Blade Runner (1982)

There’s a lot that can be said about Blade Runner. “No shit!” you’re probably thinking, as it’s been voted one of the best films of all time on multiple occasions. That being said, it’s clearly a highly discussed film. It’s not nearly as close to the “source material”, Philip K. Dick’s Do Androids Dream of Electric Sheep, as I thought it would be. In fact it’s barely related at all, when you think about it.

From the beginning, as such, I was forced to take it as a totally separate entity. The experience was none the less strikingly similar to reading the book: mildly frustrating, and ending with a strange sensation of being let down. Granted, keep in mind, this is purely in regards to plot. Visually it’s a stunning piece of artistry, there’s no denying or questioning that.

In the end, for me, the film didn’t pick up on what I thought were the strongest points of the book, the aspects that Dick undoubtedly put in place as a teaser, that were never flushed out. The fact that there was no exploration of Mercerism, or any commentary on the future of religion (which was one of those points dangled in front of the reader of Androids and never flushed out by Dick) was surprisingly frustrating. Evidently, neither Ridley Scott nor David Webb Peoples, one of the screenwriters, had ever actually read Dick’s novel. This makes a lot of sense, given the total lack of continuity.

Maybe I did myself a disservice by reading the book first (though I didn’t really have much choice, as I read the novel for a summer course). I’m still on the fence about it. As it stands as an adaptation, I stress all visual aspects of the film aside, it’s terrible. One really winds up having barely anything at all to do with the other, which is frustrating. Actually, just about as frustrating as reading the conclusion of Dick’s book was.

Visually, it’s beyond a masterpiece. The models used for Tyrell’s tower, and the opening sequence with the flaming smoke stacks, are a true work of art. The way they used forced perspective to render the opening sequence (this is from the Director’s cut, by the by) was flawlessly done. The costume design, set design, makeup, and set dressing are all nothing short of perfection.
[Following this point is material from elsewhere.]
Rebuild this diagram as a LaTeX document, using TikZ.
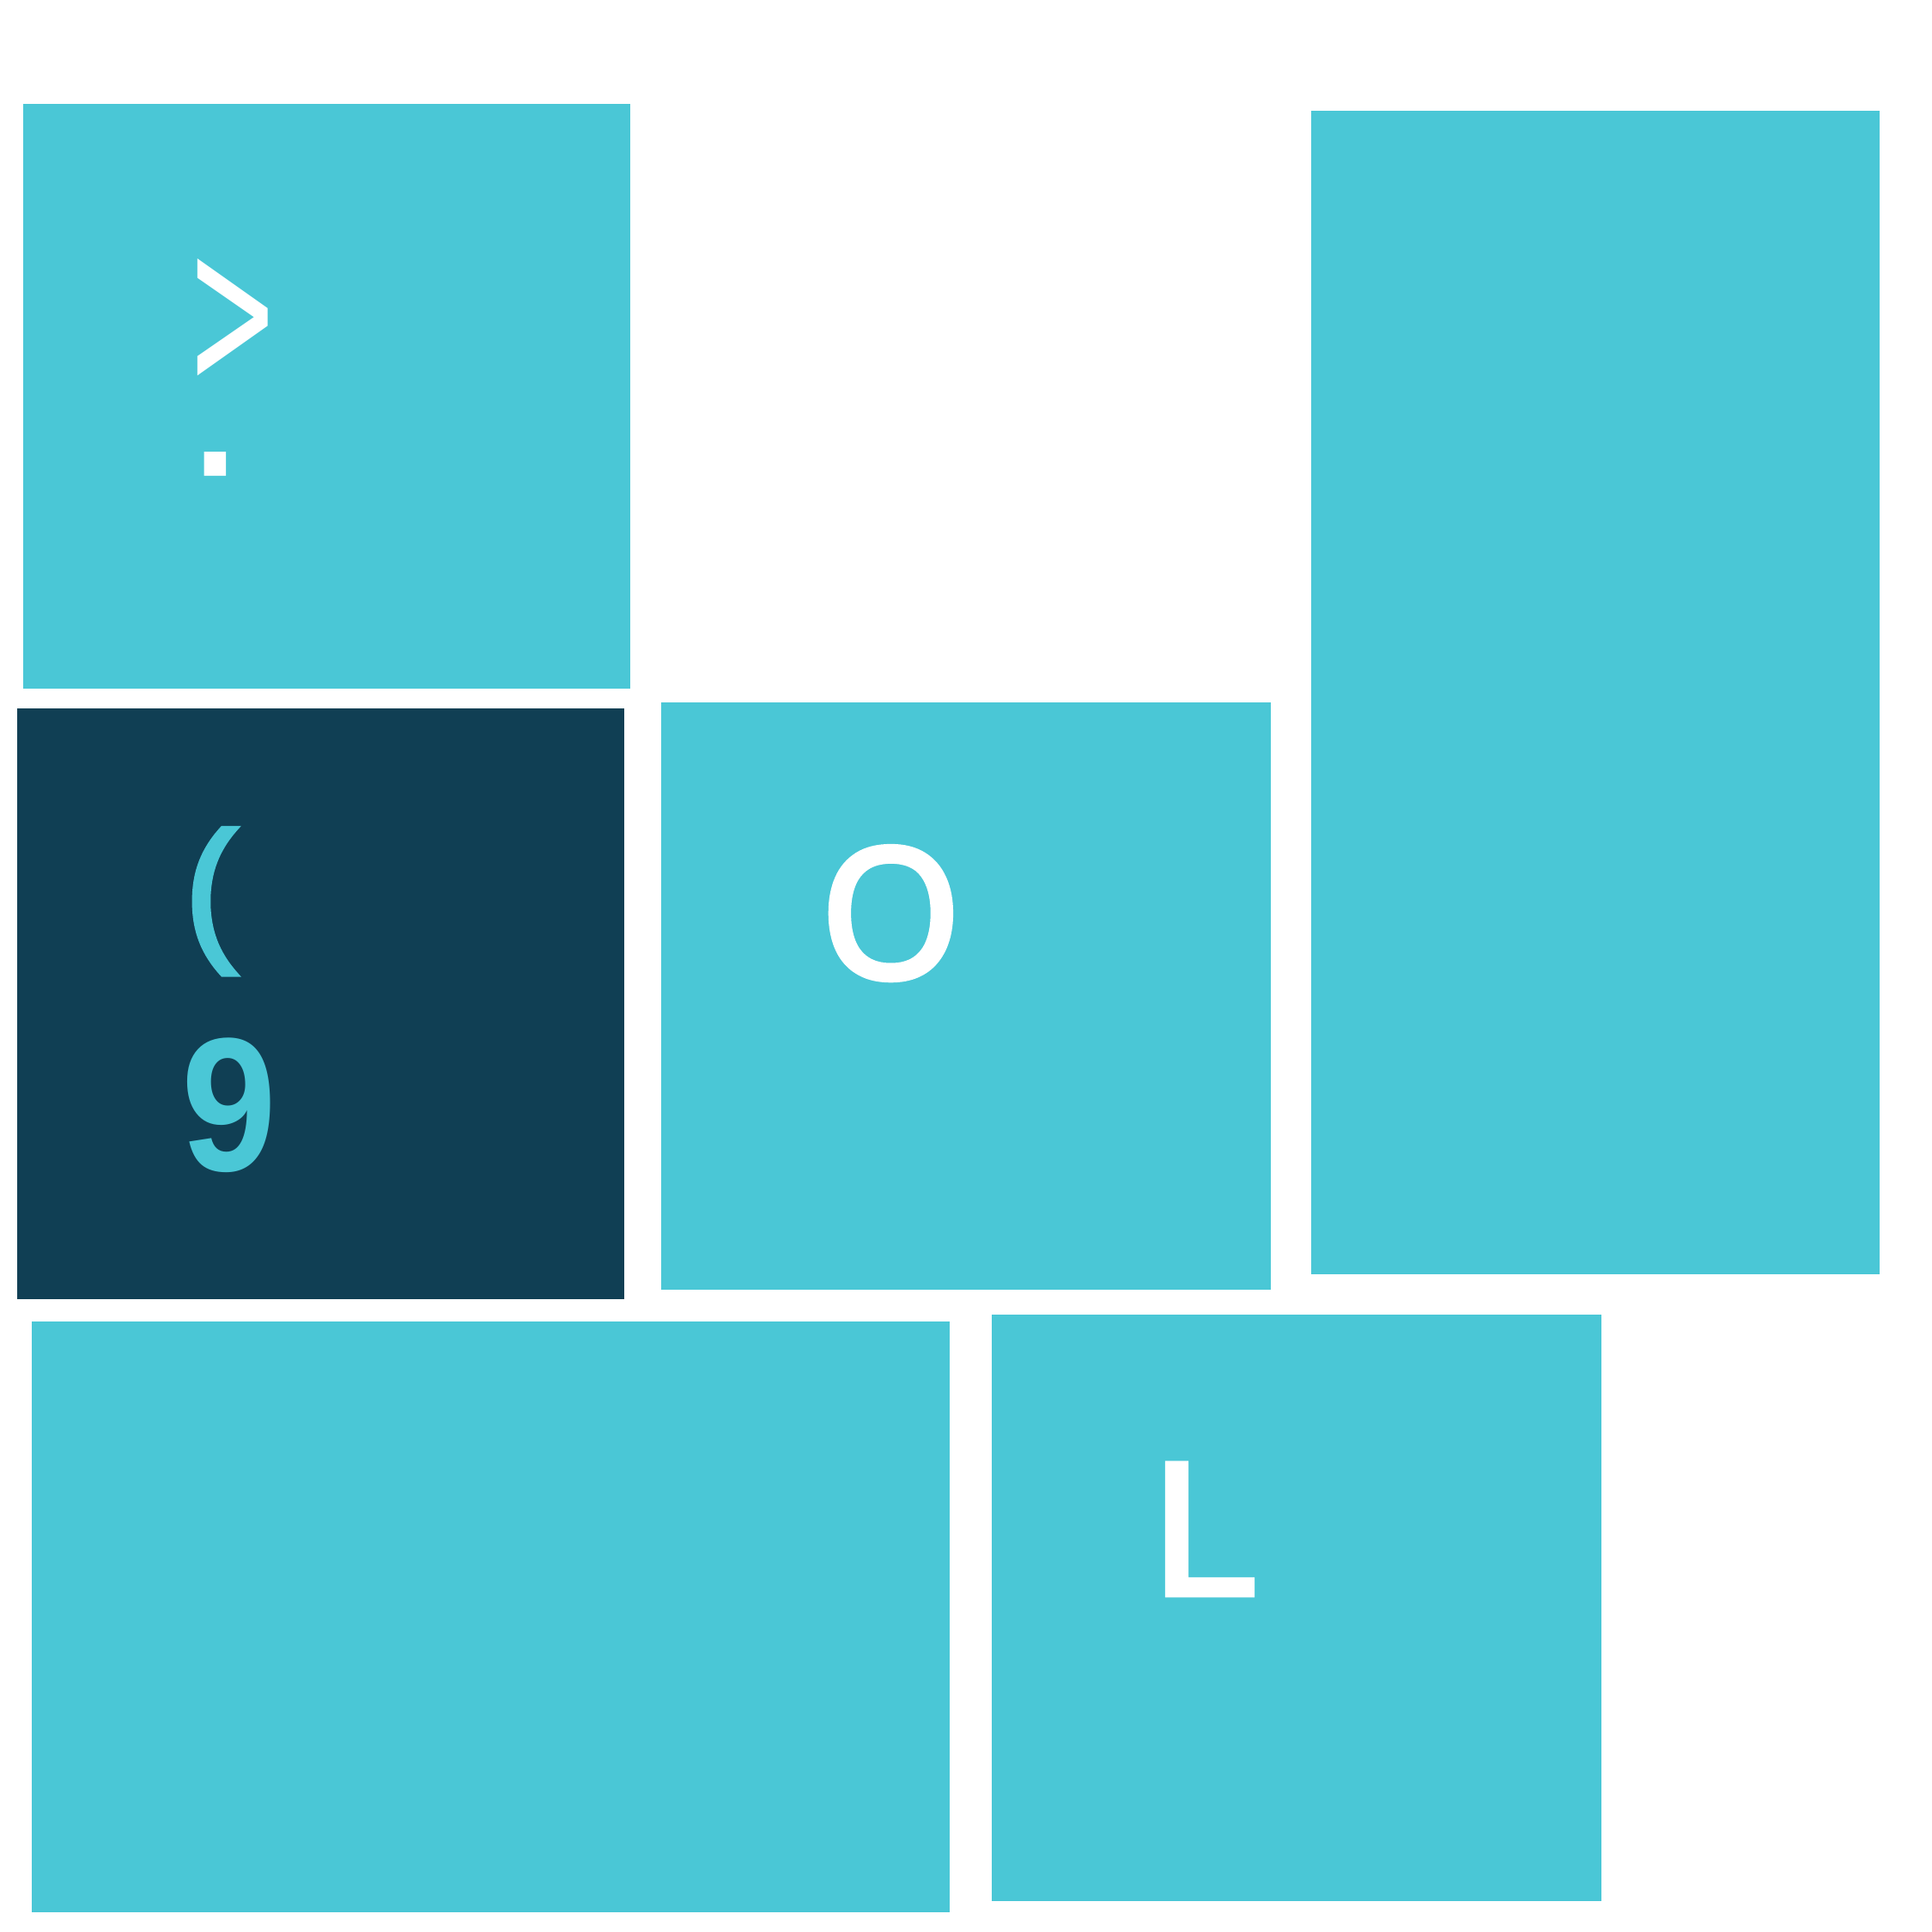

It’s surprising just how ahead of its time it was. All things considered, any film about the future is always the future version of itself, by virtue of the fact that we can only imagine what it might be like from where we stand in time. It’s clear from the beginning that the film was made in the 80s, but one of the biggest giveaways of this is probably the overuse of synth, which Scott seemed to be very fond of at the time (he did the same thing with Legend (1985)). You wouldn’t guess that it was made in 1982, though. Late 80s, easily, but it has a tonal quality to it that seems so ahead of early 80s film making.

Scott must be commended for his attention to detail, something all film makers should aspire to perfect. Unfortunately it seems that this art is going by the wayside these days, with greater significance placed on CGI and post-production editing. It’s so frustrating to watch a film today that really should take such detail into consideration, but that opts for the digital alternative.

Thanks to Scott’s layering, as he calls it, there is unparalelled detail in this universe, making it as believable as, say, the world in the Bourne Identity. You believe that the world you’re being welcomed into is authentic, that it exists. This should be what all film makers strive to accomplish, as the ultimate goal for any film maker is to facilitate the leap of faith the audience must take to become wholly submersed in the world put before them. Scott does this, in spades.

All this being said, in conclusion, I’m not as huge a fan of this as most people I know. Plot wise I find it frustrating, given that I’ve read the material it’s loosely based on. I expected more from it, in that sense. Perhaps, like I said before, I cheated myself out of the real experience of the film by reading the book first. Who knows.

Considering the film as its own distinct entity, it’s beautiful, a true masterpiece. The detail taken to create this universe is something to truly behold, it’s absolutely breathtaking. The set pieces were masterfully constructed, and the costumes were perfectly designed. It is truly a work of art.

And so I’ll probably forever consider it as two beasts: the visual stallion, a powerhouse of artistry, and the shlocky attempt to adapt the original material. Scott never intended to make anything other than pure entertainment, and it shows. It’s stupid to think that if it wasn’t entertainment the only other option would be an esoteric work, and I honestly think that such an assumption was Scott’s biggest mistake with the film.